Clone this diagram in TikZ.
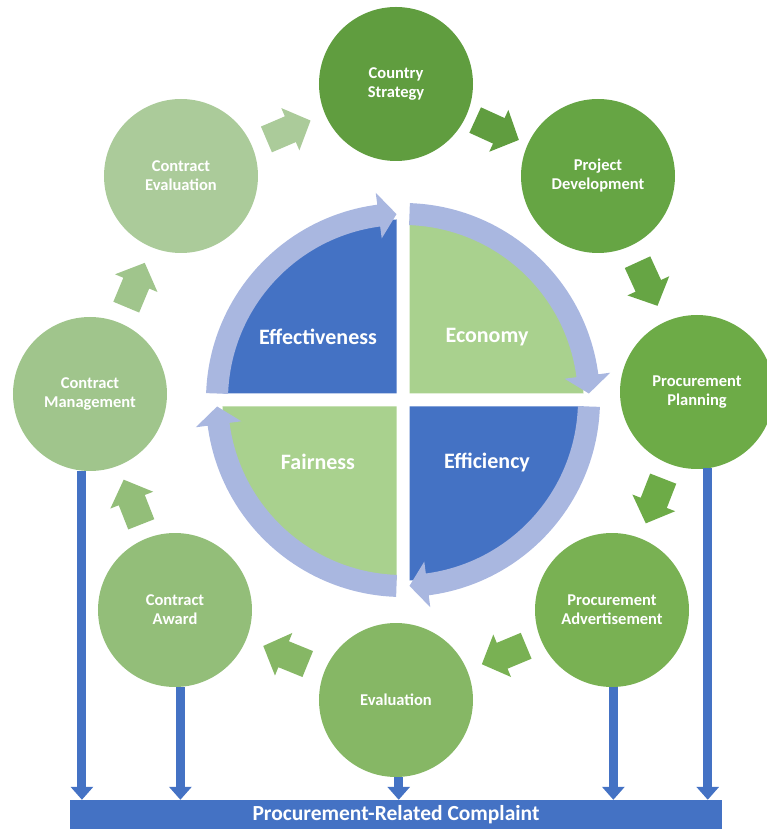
\documentclass[tikz,border=0pt]{standalone}
\usepackage{fontspec}
\setmainfont{Carlito}
\usetikzlibrary{arrows.meta}
\usetikzlibrary{calc}

\definecolor{csgreen}{HTML}{609D3F}
\definecolor{pdgreen}{HTML}{66A544}
\definecolor{ppgreen}{HTML}{6DAB47}
\definecolor{pagreen}{HTML}{79B153}
\definecolor{evgreen}{HTML}{86B765}
\definecolor{cagreen}{HTML}{93BE79}
\definecolor{cmgreen}{HTML}{A0C58C}
\definecolor{cegreen}{HTML}{ABCB9A}
\definecolor{qblue}{HTML}{4472C4}
\definecolor{qgreen}{HTML}{A9D18E}
\definecolor{ringblue}{HTML}{A9B7E0}

% curved block arrow on the ring: colour, tail angle, head base angle, tip angle
\newcommand{\ringarrow}[4]{%
	\fill[#1] (#2:197) arc[start angle=#2, end angle=#3, radius=197]
		-- (#3:209) -- (#4:186) -- (#3:163) -- (#3:175)
		arc[start angle=#3, end angle=#2, radius=175] -- cycle;}

% block arrow half way from one step to the next: from, to, colour
\newcommand{\flowarrow}[3]{%
	\path let \p1=($(#2)-(#1)$), \n1={atan2(\y1,\x1)} in
		($(#1)!0.5!(#2)$) pic[rotate=\n1, fill=#3] {flow};}

\tikzset{
	quad/.style={text=white, font=\fontsize{22}{26}\selectfont\bfseries},
	drop/.style={draw=qblue, line width=9pt, -{Triangle[width=22pt,length=13pt]}},
	flow/.pic={\path[pic actions] (-24,-14) -- (2,-14) -- (2,-23) -- (24,0) -- (2,23) -- (2,14) -- (-24,14) -- cycle;}
}

\begin{document}
\begin{tikzpicture}[x=1pt,y=1pt]
	\useasboundingbox (-403,-429) rectangle (364,400);

	% the four quarters
	\fill[qblue] (-6.5,6.5) -- ++(-174,0) arc[start angle=180, end angle=90, radius=174] -- cycle;
	\fill[qgreen] (6.5,6.5) -- ++(0,174) arc[start angle=90, end angle=0, radius=174] -- cycle;
	\fill[qblue] (6.5,-6.5) -- ++(174,0) arc[start angle=0, end angle=-90, radius=174] -- cycle;
	\fill[qgreen] (-6.5,-6.5) -- ++(0,-174) arc[start angle=-90, end angle=-180, radius=174] -- cycle;

	% ring of arrows round them
	\ringarrow{ringblue}{178}{97.5}{92}
	\ringarrow{ringblue}{88}{7.5}{2}
	\ringarrow{ringblue}{-2}{-82.5}{-88}
	\ringarrow{ringblue}{-92}{-172.5}{-178}

	\node[quad] (effect) at (-85,63) {Effectiveness};
	\node[quad] (econ) at (84,63) {Economy};
	\node[quad] (effic) at (84,-62) {Efficiency};
	\node[quad] (fair) at (-85,-62) {Fairness};

	\begin{scope}[every node/.style={circle, minimum size=154pt, inner sep=0pt, text=white, align=center,
	              font=\fontsize{16.5}{19}\selectfont\bfseries}]
		\node[fill=csgreen] (cs) at (-7,316) {Country\\Strategy};
		\node[fill=pdgreen] (pd) at (195,224) {Project\\Development};
		\node[fill=ppgreen] (pp) at (294,8) {Procurement\\Planning};
		\node[fill=pagreen] (pa) at (209,-210) {Procurement\\Advertisement};
		\node[fill=evgreen] (ev) at (-7,-300) {Evaluation};
		\node[fill=cagreen] (ca) at (-228,-210) {Contract\\Award};
		\node[fill=cmgreen] (cm) at (-313,6) {Contract\\Management};
		\node[fill=cegreen] (ce) at (-222,224) {Contract\\Evaluation};
	\end{scope}

	% block arrows from step to step
	\flowarrow{cs}{pd}{csgreen}
	\flowarrow{pd}{pp}{pdgreen}
	\flowarrow{pp}{pa}{ppgreen}
	\flowarrow{pa}{ev}{pagreen}
	\flowarrow{ev}{ca}{evgreen}
	\flowarrow{ca}{cm}{cagreen}
	\flowarrow{cm}{ce}{cmgreen}
	\flowarrow{ce}{cs}{cegreen}

	\node[fill=qblue, minimum width=652pt, minimum height=30pt, inner sep=0pt, text=white,
	      font=\fontsize{21.5}{25}\selectfont\bfseries] (bar) at (-7,-415) {Procurement-Related Complaint};

	\draw[drop] (cm.264) -- (cm.264 |- bar.north);
	\draw[drop] (ca.274) -- (ca.274 |- bar.north);
	\draw[drop] (ev.272) -- (ev.272 |- bar.north);
	\draw[drop] (pa.271) -- (pa.271 |- bar.north);
	\draw[drop] (pp.278) -- (pp.278 |- bar.north);
\end{tikzpicture}
\end{document}
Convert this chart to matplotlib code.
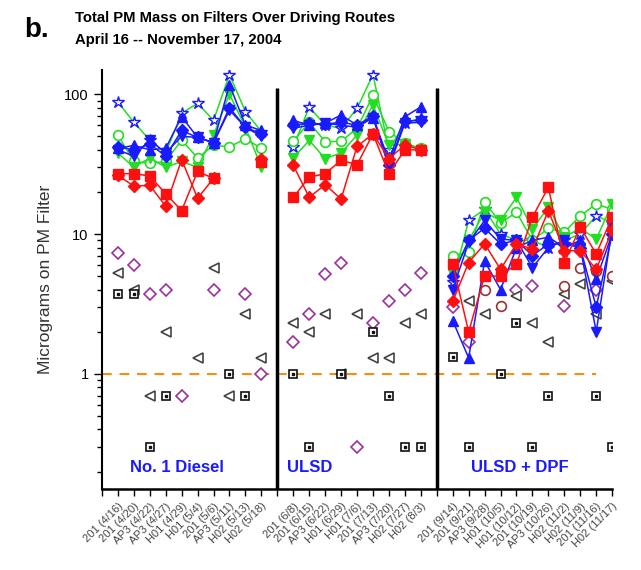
import numpy as np
import matplotlib.pyplot as plt
from matplotlib.ticker import FixedLocator, LogLocator, NullFormatter

plt.rcParams['font.family'] = ['Liberation Sans', 'DejaVu Sans']

nan = np.nan

# x positions: No. 1 Diesel 1-10, ULSD 12-20, ULSD + DPF 22-32 (11 and 21 are the dividers)
x_pos = np.arange(1, 33)

route_labels = [
    "201 (4/16)", "201 (4/20)", "AP3 (4/22)", "AP3 (4/27)", "H01 (4/29)",
    "H01 (5/4)", "201 (5/6)", "AP3 (5/11)", "H02 (5/13)", "H02 (5/18)",
    "",
    "201 (6/8)", "201 (6/15)", "AP3 (6/22)", "H01 (6/29)", "H01 (7/6)",
    "201 (7/13)", "AP3 (7/20)", "H02 (7/27)", "H02 (8/3)",
    "",
    "201 (9/14)", "201 (9/21)", "AP3 (9/28)", "H01 (10/5)", "H01 (10/12)",
    "201 (10/19)", "AP3 (10/26)", "H02 (11/2)", "H02 (11/9)", "201 (11/16)",
    "H02 (11/17)",
]

star_blue = [88, 63, 47, 38, 73, 86, 65, 138, 75, 54, nan,
             41.6, 81, 60, 57, 79, 138, 40, 62, 68, nan,
             4.5, 12.5, 15, 10, 9, 9, 8, 9, 10, 13.5, 12]
circle_green = [51, 33, 32, 33, 47, 35, 43, 42, 48, 41, nan,
                46, 63, 45.7, 46, 57, 98, 54, 44.6, 41, nan,
                7.0, 7.4, 16.9, 12, 14.3, 9, 11, 10.3, 13.5, 16.4, 15]
tri_down_green = [38, 30, 35, 30, 33, 30, 51, 100, 58, 30, nan,
                  35, 46.7, 34.6, 38, 51, 84, 43, 44, 40, nan,
                  5.2, 9, 14.3, 12.5, 18.3, 10.9, 15.5, 9.5, 11, 9.2, 16.4]
tri_up_blue = [41, 43, 40, 41, 69, 49, 45, 117, 60, 55, nan,
               65, 60, 62, 71, 60, 68, 33.7, 69, 81, nan,
               2.4, 1.3, 6.4, 4.0, 8, 9, 9.5, 8, 9, 4.75, 10]
tri_down_blue = [40, 36, 47, 38, 50, 49, 45, 77, 58, 50, nan,
                 57, 60, 62, 60, 58, 68, 30, 62, 63, nan,
                 4, 8.7, 12.5, 9.2, 9, 5.75, 8.0, 9, 8, 2.0, 11]
diamond_blue = [42, 40, 44, 36, 55, 49, 45, 80, 58, 52, nan,
                60, 62, 61, 63, 60, 70, 31, 64, 65, nan,
                5, 9, 11, 8.5, 9, 7, 8.5, 8.5, 8, 3, 10]
square_red = [27, 27, 26, 19.4, 14.7, 28, 25, nan, nan, 32.7, nan,
              18.3, 25.5, 27, 33.7, 31.3, 52, 27, 40, 40, nan,
              6.1, 2.0, 5.0, 5.0, 6.1, 13.2, 21.6, 6.25, 11.2, 7.2, 13.2]
diamond_red = [26.3, 22, 22.3, 15.8, 34, 18, 25, nan, nan, 34.6, nan,
               31, 18.3, 22.5, 17.8, 42.3, 52, 34.6, 43.3, 40, nan,
               3.3, 6.25, 8.5, 5.6, 8.5, 7.8, 14.7, 7.6, 7.6, 5.6, 10.6]
diamond_purple = [7.3, 6.0, 3.7, 4.0, 0.70, nan, 4.0, nan, 3.7, 1.0, nan,
                  1.7, 2.7, 5.2, 6.25, 0.30, 2.3, 3.3, 4.0, 5.3, nan,
                  3.0, 1.7, nan, nan, 4.0, 4.25, nan, 3.05, nan, 4.0, nan]
tri_left_gray = [5.3, 4.0, 0.70, 1.98, nan, 1.3, 5.7, 0.70, 2.7, 1.3, nan,
                 2.3, 1.98, 2.7, 1.0, 2.7, 1.3, 1.3, 2.3, 2.7, nan,
                 nan, 3.3, 2.7, nan, 3.6, 2.3, 1.7, 3.7, 4.4, 2.7, 4.6]
square_black = [3.7, 3.7, 0.30, 0.70, nan, nan, nan, 1.0, 0.70, nan, nan,
                1.0, 0.30, nan, 1.0, nan, 2.0, 0.70, 0.30, 0.30, nan,
                1.31, 0.30, nan, 1.0, 2.3, 0.30, 0.70, nan, nan, 0.70, 0.30]
circle_brown = [nan] * 21 + [nan, nan, 4.0, 3.05, nan, nan, nan, 4.25, 5.75, 5.4, 5.0]

section_names = ["No. 1 Diesel", "ULSD", "ULSD + DPF"]
section_centers = [4.7, 13.0, 26.2]
dividers = [11, 21]

BLUE = '#1a1aff'
GREEN = '#22dd22'
RED = '#ff1010'

fig = plt.figure(figsize=(6.41, 5.70), dpi=100)
ax = fig.add_axes([0.159, 0.142, 0.796, 0.736])

def arr(v):
    return np.array(v, dtype=float)

# connected series
ax.plot(x_pos, arr(star_blue), color=GREEN, lw=1.1, marker='*', ms=9,
        mfc='white', mec=BLUE, mew=1.0, zorder=3)
ax.plot(x_pos, arr(circle_green), color=GREEN, lw=1.1, marker='o', ms=7,
        mfc='white', mec=GREEN, mew=1.2, zorder=3)
ax.plot(x_pos, arr(tri_down_green), color=GREEN, lw=1.1, marker='v', ms=7,
        mfc=GREEN, mec=GREEN, zorder=3)
ax.plot(x_pos, arr(tri_up_blue), color=BLUE, lw=1.1, marker='^', ms=7,
        mfc=BLUE, mec=BLUE, zorder=4)
ax.plot(x_pos, arr(tri_down_blue), color=BLUE, lw=1.1, marker='v', ms=7,
        mfc=BLUE, mec=BLUE, zorder=4)
ax.plot(x_pos, arr(diamond_blue), color=BLUE, lw=1.1, marker='D', ms=6,
        mfc=BLUE, mec=BLUE, zorder=4)
ax.plot(x_pos, arr(square_red), color=RED, lw=1.1, marker='s', ms=6.5,
        mfc=RED, mec=RED, zorder=5)
ax.plot(x_pos, arr(diamond_red), color=RED, lw=1.1, marker='D', ms=6.5,
        mfc=RED, mec=RED, zorder=5)

# unconnected series
ax.plot(x_pos, arr(diamond_purple), ls='none', marker='D', ms=6,
        mfc='white', mec='#993399', mew=1.2, zorder=3)
ax.plot(x_pos, arr(tri_left_gray), ls='none', marker='<', ms=7,
        mfc='white', mec='#444444', mew=1.2, zorder=3)
ax.plot(x_pos, arr(square_black), ls='none', marker='s', ms=6,
        mfc='white', mec='#111111', mew=1.2, zorder=3)
ax.plot(x_pos, arr(square_black), ls='none', marker='s', ms=1.5,
        mfc='#111111', mec='#111111', zorder=3)
ax.plot(x_pos, arr(circle_brown), ls='none', marker='o', ms=7,
        mfc='white', mec='#993333', mew=1.2, zorder=3)

# 1 microgram reference line and section dividers
ax.hlines(1, 0, 31, colors='#ff8800', linestyles=(0, (5, 4)), lw=1.4, zorder=2)
ax.vlines(dividers, 0.15, 110, colors='black', lw=2.5, zorder=6)

for name, xc in zip(section_names, section_centers):
    ax.text(xc, 0.215, name, color=BLUE, fontsize=12, fontweight='bold',
            ha='center', va='center')

ax.set_yscale('log')
ax.set_ylim(0.15, 150)
ax.set_xlim(0, 32)

ax.yaxis.set_major_locator(FixedLocator([1, 10, 100]))
ax.set_yticklabels(['1', '10', '100'])
ax.yaxis.set_minor_locator(LogLocator(base=10, subs=np.arange(2, 10)))
ax.yaxis.set_minor_formatter(NullFormatter())
ax.tick_params(axis='y', which='major', length=6, width=1, labelsize=10.5)
ax.tick_params(axis='y', which='minor', length=3.5, width=1)

ax.xaxis.set_major_locator(FixedLocator(np.arange(0, 33)))
ax.set_xticklabels([''] + route_labels, rotation=45, ha='right',
                   rotation_mode='anchor', fontsize=8, color='#444444')
ax.tick_params(axis='x', length=5, width=1)

for side in ['top', 'right']:
    ax.spines[side].set_visible(False)
ax.spines['left'].set_linewidth(1.5)
ax.spines['bottom'].set_linewidth(1.8)

ax.set_ylabel('Micrograms on PM Filter', fontsize=12.5, color='#333333',
              labelpad=8)

fig.text(0.038, 0.935, 'b.', fontsize=20, fontweight='bold')
fig.text(0.117, 0.968, 'Total PM Mass on Filters Over Driving Routes',
         fontsize=10.7, fontweight='bold', va='center')
fig.text(0.117, 0.930, 'April 16 -- November 17, 2004',
         fontsize=10.7, fontweight='bold', va='center')

fig.savefig('out.png', dpi=100)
= = = =
*INSTRUCTION:* Without any pictures, set down the lines from the one holding "Convert this chart to matplotlib code." through the one holding "x_pos = np.arange(1, 33)".

*RESULT:*
Convert this chart to matplotlib code.
import numpy as np
import matplotlib.pyplot as plt
from matplotlib.ticker import FixedLocator, LogLocator, NullFormatter

plt.rcParams['font.family'] = ['Liberation Sans', 'DejaVu Sans']

nan = np.nan

# x positions: No. 1 Diesel 1-10, ULSD 12-20, ULSD + DPF 22-32 (11 and 21 are the dividers)
x_pos = np.arange(1, 33)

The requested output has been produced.